→ **Data segment**:
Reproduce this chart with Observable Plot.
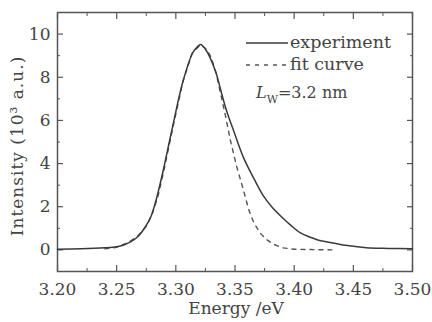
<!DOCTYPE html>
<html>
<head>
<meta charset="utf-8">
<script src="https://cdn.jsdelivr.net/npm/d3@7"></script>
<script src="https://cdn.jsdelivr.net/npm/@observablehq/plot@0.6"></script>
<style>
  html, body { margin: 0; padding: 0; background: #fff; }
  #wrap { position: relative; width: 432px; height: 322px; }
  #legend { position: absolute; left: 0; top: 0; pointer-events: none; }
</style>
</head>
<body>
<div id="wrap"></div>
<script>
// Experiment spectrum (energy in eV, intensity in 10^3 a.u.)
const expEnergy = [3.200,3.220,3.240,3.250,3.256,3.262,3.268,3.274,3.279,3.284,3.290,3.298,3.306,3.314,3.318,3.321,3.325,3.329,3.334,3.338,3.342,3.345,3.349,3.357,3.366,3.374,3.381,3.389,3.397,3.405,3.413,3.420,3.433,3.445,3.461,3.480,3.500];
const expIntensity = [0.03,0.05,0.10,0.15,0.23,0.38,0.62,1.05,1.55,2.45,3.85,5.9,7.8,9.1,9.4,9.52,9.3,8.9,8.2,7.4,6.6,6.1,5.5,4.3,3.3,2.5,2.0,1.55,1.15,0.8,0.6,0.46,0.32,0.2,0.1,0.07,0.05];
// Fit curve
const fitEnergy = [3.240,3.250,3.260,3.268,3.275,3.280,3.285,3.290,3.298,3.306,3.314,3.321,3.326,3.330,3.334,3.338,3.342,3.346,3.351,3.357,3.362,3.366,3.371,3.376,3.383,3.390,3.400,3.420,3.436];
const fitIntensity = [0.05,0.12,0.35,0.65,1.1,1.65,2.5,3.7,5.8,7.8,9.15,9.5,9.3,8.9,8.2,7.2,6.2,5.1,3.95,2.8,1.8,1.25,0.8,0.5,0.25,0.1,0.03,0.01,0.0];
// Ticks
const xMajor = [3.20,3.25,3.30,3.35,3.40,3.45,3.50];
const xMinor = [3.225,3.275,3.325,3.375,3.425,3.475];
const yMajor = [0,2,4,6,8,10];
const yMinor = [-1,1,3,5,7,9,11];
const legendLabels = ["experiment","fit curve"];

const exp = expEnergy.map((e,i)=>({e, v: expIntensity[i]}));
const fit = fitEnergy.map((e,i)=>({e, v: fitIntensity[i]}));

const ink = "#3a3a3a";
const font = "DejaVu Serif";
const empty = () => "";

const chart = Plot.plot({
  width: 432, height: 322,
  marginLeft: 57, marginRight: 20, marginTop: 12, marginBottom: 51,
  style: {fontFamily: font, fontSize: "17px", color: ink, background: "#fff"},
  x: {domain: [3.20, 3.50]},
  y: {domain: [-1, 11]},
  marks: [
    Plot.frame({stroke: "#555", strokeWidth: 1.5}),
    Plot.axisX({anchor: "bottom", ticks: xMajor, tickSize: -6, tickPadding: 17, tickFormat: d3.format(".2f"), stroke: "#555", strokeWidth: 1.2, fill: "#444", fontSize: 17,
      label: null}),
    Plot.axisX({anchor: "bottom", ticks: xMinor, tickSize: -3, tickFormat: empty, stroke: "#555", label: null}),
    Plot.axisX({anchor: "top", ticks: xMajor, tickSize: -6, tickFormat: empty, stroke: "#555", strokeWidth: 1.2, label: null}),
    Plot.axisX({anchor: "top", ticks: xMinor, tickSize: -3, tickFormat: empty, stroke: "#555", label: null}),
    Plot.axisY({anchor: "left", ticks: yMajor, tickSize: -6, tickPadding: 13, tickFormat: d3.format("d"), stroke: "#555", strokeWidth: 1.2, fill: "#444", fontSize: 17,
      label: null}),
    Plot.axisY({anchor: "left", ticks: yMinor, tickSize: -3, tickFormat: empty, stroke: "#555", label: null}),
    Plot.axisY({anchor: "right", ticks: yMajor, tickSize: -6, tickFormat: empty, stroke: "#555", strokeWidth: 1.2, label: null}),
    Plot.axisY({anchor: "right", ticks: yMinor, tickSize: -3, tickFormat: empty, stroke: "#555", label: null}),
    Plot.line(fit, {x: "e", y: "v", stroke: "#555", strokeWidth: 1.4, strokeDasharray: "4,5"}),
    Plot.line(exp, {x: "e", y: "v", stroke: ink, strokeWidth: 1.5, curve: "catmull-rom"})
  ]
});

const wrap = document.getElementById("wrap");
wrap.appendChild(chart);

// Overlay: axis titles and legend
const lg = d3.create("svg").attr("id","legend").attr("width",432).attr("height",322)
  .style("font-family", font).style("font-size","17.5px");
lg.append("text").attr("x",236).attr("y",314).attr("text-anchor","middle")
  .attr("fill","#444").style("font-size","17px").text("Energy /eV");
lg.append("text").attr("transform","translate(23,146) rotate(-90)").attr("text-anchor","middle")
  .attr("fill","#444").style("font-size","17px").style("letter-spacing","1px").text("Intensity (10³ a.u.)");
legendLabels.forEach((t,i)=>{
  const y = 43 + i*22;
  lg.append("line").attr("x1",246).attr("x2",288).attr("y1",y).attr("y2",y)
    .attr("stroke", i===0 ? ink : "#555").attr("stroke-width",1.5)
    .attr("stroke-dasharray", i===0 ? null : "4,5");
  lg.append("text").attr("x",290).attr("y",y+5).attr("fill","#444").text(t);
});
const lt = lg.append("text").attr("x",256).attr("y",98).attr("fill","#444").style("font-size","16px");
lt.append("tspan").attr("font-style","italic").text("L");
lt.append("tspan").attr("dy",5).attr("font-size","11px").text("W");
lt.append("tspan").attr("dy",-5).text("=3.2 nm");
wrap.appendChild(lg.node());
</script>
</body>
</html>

→ **Objective**:
From start to finish, output the listing exactly, but omit its pictures.

→ **Result**:
Reproduce this chart with Observable Plot.
<!DOCTYPE html>
<html>
<head>
<meta charset="utf-8">
<script src="https://cdn.jsdelivr.net/npm/d3@7"></script>
<script src="https://cdn.jsdelivr.net/npm/@observablehq/plot@0.6"></script>
<style>
  html, body { margin: 0; padding: 0; background: #fff; }
  #wrap { position: relative; width: 432px; height: 322px; }
  #legend { position: absolute; left: 0; top: 0; pointer-events: none; }
</style>
</head>
<body>
<div id="wrap"></div>
<script>
// Experiment spectrum (energy in eV, intensity in 10^3 a.u.)
const expEnergy = [3.200,3.220,3.240,3.250,3.256,3.262,3.268,3.274,3.279,3.284,3.290,3.298,3.306,3.314,3.318,3.321,3.325,3.329,3.334,3.338,3.342,3.345,3.349,3.357,3.366,3.374,3.381,3.389,3.397,3.405,3.413,3.420,3.433,3.445,3.461,3.480,3.500];
const expIntensity = [0.03,0.05,0.10,0.15,0.23,0.38,0.62,1.05,1.55,2.45,3.85,5.9,7.8,9.1,9.4,9.52,9.3,8.9,8.2,7.4,6.6,6.1,5.5,4.3,3.3,2.5,2.0,1.55,1.15,0.8,0.6,0.46,0.32,0.2,0.1,0.07,0.05];
// Fit curve
const fitEnergy = [3.240,3.250,3.260,3.268,3.275,3.280,3.285,3.290,3.298,3.306,3.314,3.321,3.326,3.330,3.334,3.338,3.342,3.346,3.351,3.357,3.362,3.366,3.371,3.376,3.383,3.390,3.400,3.420,3.436];
const fitIntensity = [0.05,0.12,0.35,0.65,1.1,1.65,2.5,3.7,5.8,7.8,9.15,9.5,9.3,8.9,8.2,7.2,6.2,5.1,3.95,2.8,1.8,1.25,0.8,0.5,0.25,0.1,0.03,0.01,0.0];
// Ticks
const xMajor = [3.20,3.25,3.30,3.35,3.40,3.45,3.50];
const xMinor = [3.225,3.275,3.325,3.375,3.425,3.475];
const yMajor = [0,2,4,6,8,10];
const yMinor = [-1,1,3,5,7,9,11];
const legendLabels = ["experiment","fit curve"];

const exp = expEnergy.map((e,i)=>({e, v: expIntensity[i]}));
const fit = fitEnergy.map((e,i)=>({e, v: fitIntensity[i]}));

const ink = "#3a3a3a";
const font = "DejaVu Serif";
const empty = () => "";

const chart = Plot.plot({
  width: 432, height: 322,
  marginLeft: 57, marginRight: 20, marginTop: 12, marginBottom: 51,
  style: {fontFamily: font, fontSize: "17px", color: ink, background: "#fff"},
  x: {domain: [3.20, 3.50]},
  y: {domain: [-1, 11]},
  marks: [
    Plot.frame({stroke: "#555", strokeWidth: 1.5}),
    Plot.axisX({anchor: "bottom", ticks: xMajor, tickSize: -6, tickPadding: 17, tickFormat: d3.format(".2f"), stroke: "#555", strokeWidth: 1.2, fill: "#444", fontSize: 17,
      label: null}),
    Plot.axisX({anchor: "bottom", ticks: xMinor, tickSize: -3, tickFormat: empty, stroke: "#555", label: null}),
    Plot.axisX({anchor: "top", ticks: xMajor, tickSize: -6, tickFormat: empty, stroke: "#555", strokeWidth: 1.2, label: null}),
    Plot.axisX({anchor: "top", ticks: xMinor, tickSize: -3, tickFormat: empty, stroke: "#555", label: null}),
    Plot.axisY({anchor: "left", ticks: yMajor, tickSize: -6, tickPadding: 13, tickFormat: d3.format("d"), stroke: "#555", strokeWidth: 1.2, fill: "#444", fontSize: 17,
      label: null}),
    Plot.axisY({anchor: "left", ticks: yMinor, tickSize: -3, tickFormat: empty, stroke: "#555", label: null}),
    Plot.axisY({anchor: "right", ticks: yMajor, tickSize: -6, tickFormat: empty, stroke: "#555", strokeWidth: 1.2, label: null}),
    Plot.axisY({anchor: "right", ticks: yMinor, tickSize: -3, tickFormat: empty, stroke: "#555", label: null}),
    Plot.line(fit, {x: "e", y: "v", stroke: "#555", strokeWidth: 1.4, strokeDasharray: "4,5"}),
    Plot.line(exp, {x: "e", y: "v", stroke: ink, strokeWidth: 1.5, curve: "catmull-rom"})
  ]
});

const wrap = document.getElementById("wrap");
wrap.appendChild(chart);

// Overlay: axis titles and legend
const lg = d3.create("svg").attr("id","legend").attr("width",432).attr("height",322)
  .style("font-family", font).style("font-size","17.5px");
lg.append("text").attr("x",236).attr("y",314).attr("text-anchor","middle")
  .attr("fill","#444").style("font-size","17px").text("Energy /eV");
lg.append("text").attr("transform","translate(23,146) rotate(-90)").attr("text-anchor","middle")
  .attr("fill","#444").style("font-size","17px").style("letter-spacing","1px").text("Intensity (10³ a.u.)");
legendLabels.forEach((t,i)=>{
  const y = 43 + i*22;
  lg.append("line").attr("x1",246).attr("x2",288).attr("y1",y).attr("y2",y)
    .attr("stroke", i===0 ? ink : "#555").attr("stroke-width",1.5)
    .attr("stroke-dasharray", i===0 ? null : "4,5");
  lg.append("text").attr("x",290).attr("y",y+5).attr("fill","#444").text(t);
});
const lt = lg.append("text").attr("x",256).attr("y",98).attr("fill","#444").style("font-size","16px");
lt.append("tspan").attr("font-style","italic").text("L");
lt.append("tspan").attr("dy",5).attr("font-size","11px").text("W");
lt.append("tspan").attr("dy",-5).text("=3.2 nm");
wrap.appendChild(lg.node());
</script>
</body>
</html>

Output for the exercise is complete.